* [Exercise prompt] Wherever a line in the data below holds "matplotlib", copy that line.

* [Data lines]
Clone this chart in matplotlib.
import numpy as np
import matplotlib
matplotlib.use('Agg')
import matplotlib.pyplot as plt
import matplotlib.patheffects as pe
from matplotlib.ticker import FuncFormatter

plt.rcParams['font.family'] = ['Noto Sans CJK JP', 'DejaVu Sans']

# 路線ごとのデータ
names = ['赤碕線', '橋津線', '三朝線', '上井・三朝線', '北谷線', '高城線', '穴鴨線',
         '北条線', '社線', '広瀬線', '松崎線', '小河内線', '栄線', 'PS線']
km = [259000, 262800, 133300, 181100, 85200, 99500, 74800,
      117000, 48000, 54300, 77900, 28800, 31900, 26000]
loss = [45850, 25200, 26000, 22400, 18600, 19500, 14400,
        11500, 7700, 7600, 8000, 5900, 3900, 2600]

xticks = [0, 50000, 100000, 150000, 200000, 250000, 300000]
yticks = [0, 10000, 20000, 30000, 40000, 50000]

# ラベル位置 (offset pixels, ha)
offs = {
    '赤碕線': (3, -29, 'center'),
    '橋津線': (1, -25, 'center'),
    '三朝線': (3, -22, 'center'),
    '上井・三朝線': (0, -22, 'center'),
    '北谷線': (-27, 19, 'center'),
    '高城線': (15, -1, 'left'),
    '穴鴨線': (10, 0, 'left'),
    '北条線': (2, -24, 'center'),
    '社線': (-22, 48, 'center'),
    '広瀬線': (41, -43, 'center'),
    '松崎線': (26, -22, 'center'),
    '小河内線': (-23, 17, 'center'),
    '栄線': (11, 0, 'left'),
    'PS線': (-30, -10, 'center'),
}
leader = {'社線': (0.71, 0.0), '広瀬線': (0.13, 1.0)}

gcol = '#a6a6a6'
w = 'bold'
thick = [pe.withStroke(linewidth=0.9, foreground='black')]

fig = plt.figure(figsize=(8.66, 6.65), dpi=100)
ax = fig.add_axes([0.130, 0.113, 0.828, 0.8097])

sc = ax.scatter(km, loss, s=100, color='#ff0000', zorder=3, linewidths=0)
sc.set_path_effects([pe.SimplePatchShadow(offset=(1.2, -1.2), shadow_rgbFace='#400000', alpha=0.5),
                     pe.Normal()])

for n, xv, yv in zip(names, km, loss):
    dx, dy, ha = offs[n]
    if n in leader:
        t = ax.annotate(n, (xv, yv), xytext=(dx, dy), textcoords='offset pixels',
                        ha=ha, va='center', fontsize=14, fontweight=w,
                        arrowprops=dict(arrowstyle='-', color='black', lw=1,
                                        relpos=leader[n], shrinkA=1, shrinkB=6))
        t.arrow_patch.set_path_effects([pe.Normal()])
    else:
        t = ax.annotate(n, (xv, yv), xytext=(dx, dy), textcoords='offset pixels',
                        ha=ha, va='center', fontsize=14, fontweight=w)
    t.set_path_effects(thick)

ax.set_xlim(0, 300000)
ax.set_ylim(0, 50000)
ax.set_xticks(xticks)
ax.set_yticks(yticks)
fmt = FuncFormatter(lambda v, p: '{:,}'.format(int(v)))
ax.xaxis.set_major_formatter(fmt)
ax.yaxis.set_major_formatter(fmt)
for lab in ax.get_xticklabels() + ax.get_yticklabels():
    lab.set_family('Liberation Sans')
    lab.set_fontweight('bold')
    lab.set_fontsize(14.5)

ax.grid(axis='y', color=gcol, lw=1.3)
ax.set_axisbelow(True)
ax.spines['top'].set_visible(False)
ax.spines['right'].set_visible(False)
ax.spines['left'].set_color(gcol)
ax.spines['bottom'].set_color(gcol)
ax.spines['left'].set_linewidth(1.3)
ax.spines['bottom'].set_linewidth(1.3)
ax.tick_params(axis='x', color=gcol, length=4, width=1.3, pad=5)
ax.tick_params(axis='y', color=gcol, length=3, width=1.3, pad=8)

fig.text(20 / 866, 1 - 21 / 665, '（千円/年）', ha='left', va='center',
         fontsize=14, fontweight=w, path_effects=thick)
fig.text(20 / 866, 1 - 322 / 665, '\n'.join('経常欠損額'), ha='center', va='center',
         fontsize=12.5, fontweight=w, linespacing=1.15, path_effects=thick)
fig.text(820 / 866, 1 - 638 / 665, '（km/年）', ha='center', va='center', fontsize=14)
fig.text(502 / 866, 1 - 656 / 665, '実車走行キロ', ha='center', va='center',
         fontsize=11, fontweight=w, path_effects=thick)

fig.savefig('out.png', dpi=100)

* [Response to the task]
Clone this chart in matplotlib.
import matplotlib
matplotlib.use('Agg')
import matplotlib.pyplot as plt
import matplotlib.patheffects as pe
from matplotlib.ticker import FuncFormatter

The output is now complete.